## EXERCISE PROMPT
Reproduce, exactly and in full, the lines from the one with "Convert this chart to Altair code." through the one with "30.4, 13.8, 5.8]" in the data below; drop pictures.

======== PROVIDED DATA

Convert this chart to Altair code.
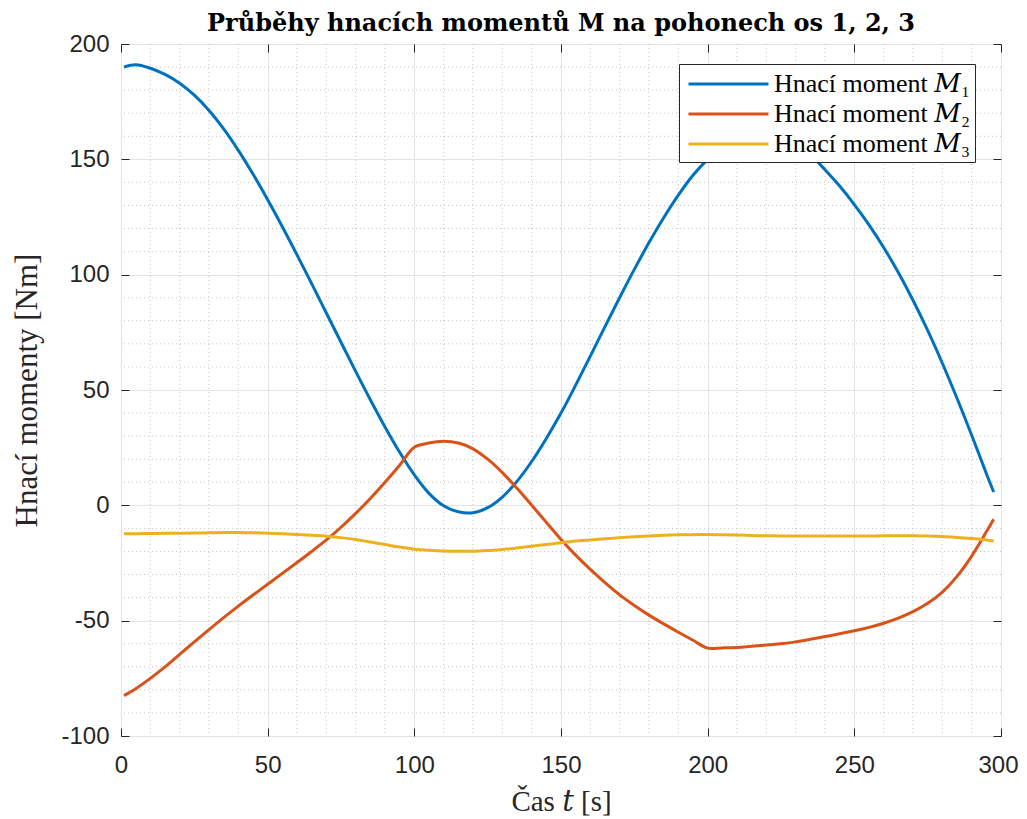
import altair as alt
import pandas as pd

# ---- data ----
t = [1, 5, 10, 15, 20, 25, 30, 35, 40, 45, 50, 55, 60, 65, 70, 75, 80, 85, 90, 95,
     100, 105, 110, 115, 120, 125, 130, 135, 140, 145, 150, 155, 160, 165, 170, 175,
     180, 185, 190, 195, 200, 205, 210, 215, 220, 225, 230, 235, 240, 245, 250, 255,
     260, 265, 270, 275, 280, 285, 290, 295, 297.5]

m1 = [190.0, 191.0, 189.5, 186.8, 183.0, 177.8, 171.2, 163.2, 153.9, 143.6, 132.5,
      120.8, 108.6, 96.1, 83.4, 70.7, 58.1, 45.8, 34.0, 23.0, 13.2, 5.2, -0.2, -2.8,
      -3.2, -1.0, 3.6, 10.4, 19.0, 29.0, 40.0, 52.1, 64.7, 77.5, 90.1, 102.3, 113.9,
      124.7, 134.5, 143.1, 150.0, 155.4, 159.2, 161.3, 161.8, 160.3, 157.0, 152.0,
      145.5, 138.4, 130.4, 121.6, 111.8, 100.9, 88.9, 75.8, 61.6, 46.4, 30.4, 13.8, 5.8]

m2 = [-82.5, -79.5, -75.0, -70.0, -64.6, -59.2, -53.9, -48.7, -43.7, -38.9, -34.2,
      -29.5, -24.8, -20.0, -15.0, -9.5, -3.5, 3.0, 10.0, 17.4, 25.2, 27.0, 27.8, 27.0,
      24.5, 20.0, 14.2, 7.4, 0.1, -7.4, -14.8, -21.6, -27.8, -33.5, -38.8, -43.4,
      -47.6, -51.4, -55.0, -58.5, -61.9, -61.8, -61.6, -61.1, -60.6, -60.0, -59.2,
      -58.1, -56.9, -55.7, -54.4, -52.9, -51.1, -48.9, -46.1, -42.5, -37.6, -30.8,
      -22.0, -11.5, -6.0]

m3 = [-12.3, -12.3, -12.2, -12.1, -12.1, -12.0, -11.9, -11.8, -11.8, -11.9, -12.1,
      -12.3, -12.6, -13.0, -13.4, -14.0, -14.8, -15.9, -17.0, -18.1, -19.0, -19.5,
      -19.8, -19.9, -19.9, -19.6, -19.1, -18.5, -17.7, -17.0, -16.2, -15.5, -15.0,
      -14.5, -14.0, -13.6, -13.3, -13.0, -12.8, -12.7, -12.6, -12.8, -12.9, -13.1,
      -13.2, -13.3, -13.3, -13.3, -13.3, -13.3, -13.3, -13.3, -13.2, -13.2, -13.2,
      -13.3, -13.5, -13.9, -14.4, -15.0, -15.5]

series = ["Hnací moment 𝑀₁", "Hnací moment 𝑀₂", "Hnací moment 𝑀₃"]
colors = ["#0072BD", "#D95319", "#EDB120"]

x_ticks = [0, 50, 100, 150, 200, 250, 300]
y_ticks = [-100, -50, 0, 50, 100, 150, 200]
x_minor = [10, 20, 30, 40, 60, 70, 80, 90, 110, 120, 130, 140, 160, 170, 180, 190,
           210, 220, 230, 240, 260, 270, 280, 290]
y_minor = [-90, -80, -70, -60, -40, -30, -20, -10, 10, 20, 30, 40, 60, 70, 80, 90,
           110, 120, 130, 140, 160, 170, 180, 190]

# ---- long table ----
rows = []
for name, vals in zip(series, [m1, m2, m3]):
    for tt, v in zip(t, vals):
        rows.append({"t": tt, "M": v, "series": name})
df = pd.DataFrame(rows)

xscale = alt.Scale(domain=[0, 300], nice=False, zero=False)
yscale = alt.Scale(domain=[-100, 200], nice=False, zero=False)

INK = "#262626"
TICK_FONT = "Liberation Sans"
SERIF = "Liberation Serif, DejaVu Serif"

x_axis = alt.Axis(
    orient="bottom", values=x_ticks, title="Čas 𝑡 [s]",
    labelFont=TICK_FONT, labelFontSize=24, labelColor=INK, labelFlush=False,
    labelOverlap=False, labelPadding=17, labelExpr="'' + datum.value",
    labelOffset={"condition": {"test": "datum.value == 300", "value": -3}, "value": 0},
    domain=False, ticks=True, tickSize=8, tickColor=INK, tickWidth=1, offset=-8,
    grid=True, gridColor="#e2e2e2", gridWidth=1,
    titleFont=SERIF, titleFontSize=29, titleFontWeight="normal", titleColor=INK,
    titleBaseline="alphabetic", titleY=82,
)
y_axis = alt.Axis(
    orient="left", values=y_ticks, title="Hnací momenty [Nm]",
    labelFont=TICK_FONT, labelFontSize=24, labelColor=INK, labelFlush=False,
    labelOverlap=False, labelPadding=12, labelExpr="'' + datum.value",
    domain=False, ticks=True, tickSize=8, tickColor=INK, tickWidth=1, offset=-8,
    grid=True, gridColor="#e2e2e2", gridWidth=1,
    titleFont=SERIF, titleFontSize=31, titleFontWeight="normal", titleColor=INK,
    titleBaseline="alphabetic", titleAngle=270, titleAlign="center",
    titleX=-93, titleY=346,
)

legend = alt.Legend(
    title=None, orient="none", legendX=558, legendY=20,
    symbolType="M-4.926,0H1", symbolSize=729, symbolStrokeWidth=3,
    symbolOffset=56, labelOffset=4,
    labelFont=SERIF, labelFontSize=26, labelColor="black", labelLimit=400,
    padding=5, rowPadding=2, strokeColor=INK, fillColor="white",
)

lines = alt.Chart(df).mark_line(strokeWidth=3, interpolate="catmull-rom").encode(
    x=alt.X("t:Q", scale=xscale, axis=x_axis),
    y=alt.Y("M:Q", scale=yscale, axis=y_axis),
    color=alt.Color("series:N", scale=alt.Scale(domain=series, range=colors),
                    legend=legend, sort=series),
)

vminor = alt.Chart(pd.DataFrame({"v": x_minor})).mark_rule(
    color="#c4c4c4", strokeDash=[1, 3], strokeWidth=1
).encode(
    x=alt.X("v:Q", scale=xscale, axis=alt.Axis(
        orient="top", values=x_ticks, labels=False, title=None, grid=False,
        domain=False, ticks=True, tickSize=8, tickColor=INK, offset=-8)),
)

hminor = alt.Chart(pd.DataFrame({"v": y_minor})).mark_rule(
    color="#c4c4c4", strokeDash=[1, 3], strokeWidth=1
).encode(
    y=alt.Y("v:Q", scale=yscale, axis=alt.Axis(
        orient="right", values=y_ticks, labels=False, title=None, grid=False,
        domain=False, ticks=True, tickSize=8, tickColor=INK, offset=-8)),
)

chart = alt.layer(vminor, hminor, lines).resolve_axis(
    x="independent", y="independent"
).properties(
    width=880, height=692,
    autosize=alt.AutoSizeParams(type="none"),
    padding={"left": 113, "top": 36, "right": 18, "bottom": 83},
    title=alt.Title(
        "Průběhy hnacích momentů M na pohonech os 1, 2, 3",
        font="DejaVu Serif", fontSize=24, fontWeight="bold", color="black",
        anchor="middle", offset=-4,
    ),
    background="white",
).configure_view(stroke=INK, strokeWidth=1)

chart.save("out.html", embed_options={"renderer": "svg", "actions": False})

================
======== PROVIDED DATA

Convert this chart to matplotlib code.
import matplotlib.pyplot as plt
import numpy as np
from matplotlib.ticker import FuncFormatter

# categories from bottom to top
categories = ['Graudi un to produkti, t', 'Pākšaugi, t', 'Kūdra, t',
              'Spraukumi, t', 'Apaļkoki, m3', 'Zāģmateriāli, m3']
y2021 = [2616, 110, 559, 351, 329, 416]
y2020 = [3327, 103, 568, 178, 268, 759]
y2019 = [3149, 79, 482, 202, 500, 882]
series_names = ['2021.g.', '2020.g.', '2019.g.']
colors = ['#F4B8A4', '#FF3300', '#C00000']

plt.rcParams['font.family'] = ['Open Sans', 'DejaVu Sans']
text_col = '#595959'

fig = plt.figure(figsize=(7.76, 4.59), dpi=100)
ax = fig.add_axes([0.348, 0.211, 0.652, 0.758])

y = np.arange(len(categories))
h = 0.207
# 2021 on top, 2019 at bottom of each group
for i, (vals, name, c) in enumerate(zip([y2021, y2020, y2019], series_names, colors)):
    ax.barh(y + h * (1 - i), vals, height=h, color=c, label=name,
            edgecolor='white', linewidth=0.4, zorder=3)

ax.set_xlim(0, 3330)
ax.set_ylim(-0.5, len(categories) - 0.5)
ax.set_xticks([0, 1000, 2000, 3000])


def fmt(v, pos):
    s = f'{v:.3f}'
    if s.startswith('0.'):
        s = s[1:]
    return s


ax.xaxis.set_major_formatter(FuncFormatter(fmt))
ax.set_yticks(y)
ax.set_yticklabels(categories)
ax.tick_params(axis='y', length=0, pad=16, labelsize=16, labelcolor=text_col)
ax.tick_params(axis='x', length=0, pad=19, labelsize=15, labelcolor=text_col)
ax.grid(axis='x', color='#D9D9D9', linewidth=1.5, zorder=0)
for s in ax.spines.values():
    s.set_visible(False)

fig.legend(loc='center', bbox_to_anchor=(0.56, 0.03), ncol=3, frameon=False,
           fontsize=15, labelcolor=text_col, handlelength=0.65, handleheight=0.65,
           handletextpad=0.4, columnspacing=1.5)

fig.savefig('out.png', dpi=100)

================

## OUTPUT OF THE TASK
Convert this chart to Altair code.
import altair as alt
import pandas as pd

# ---- data ----
t = [1, 5, 10, 15, 20, 25, 30, 35, 40, 45, 50, 55, 60, 65, 70, 75, 80, 85, 90, 95,
     100, 105, 110, 115, 120, 125, 130, 135, 140, 145, 150, 155, 160, 165, 170, 175,
     180, 185, 190, 195, 200, 205, 210, 215, 220, 225, 230, 235, 240, 245, 250, 255,
     260, 265, 270, 275, 280, 285, 290, 295, 297.5]

m1 = [190.0, 191.0, 189.5, 186.8, 183.0, 177.8, 171.2, 163.2, 153.9, 143.6, 132.5,
      120.8, 108.6, 96.1, 83.4, 70.7, 58.1, 45.8, 34.0, 23.0, 13.2, 5.2, -0.2, -2.8,
      -3.2, -1.0, 3.6, 10.4, 19.0, 29.0, 40.0, 52.1, 64.7, 77.5, 90.1, 102.3, 113.9,
      124.7, 134.5, 143.1, 150.0, 155.4, 159.2, 161.3, 161.8, 160.3, 157.0, 152.0,
      145.5, 138.4, 130.4, 121.6, 111.8, 100.9, 88.9, 75.8, 61.6, 46.4, 30.4, 13.8, 5.8]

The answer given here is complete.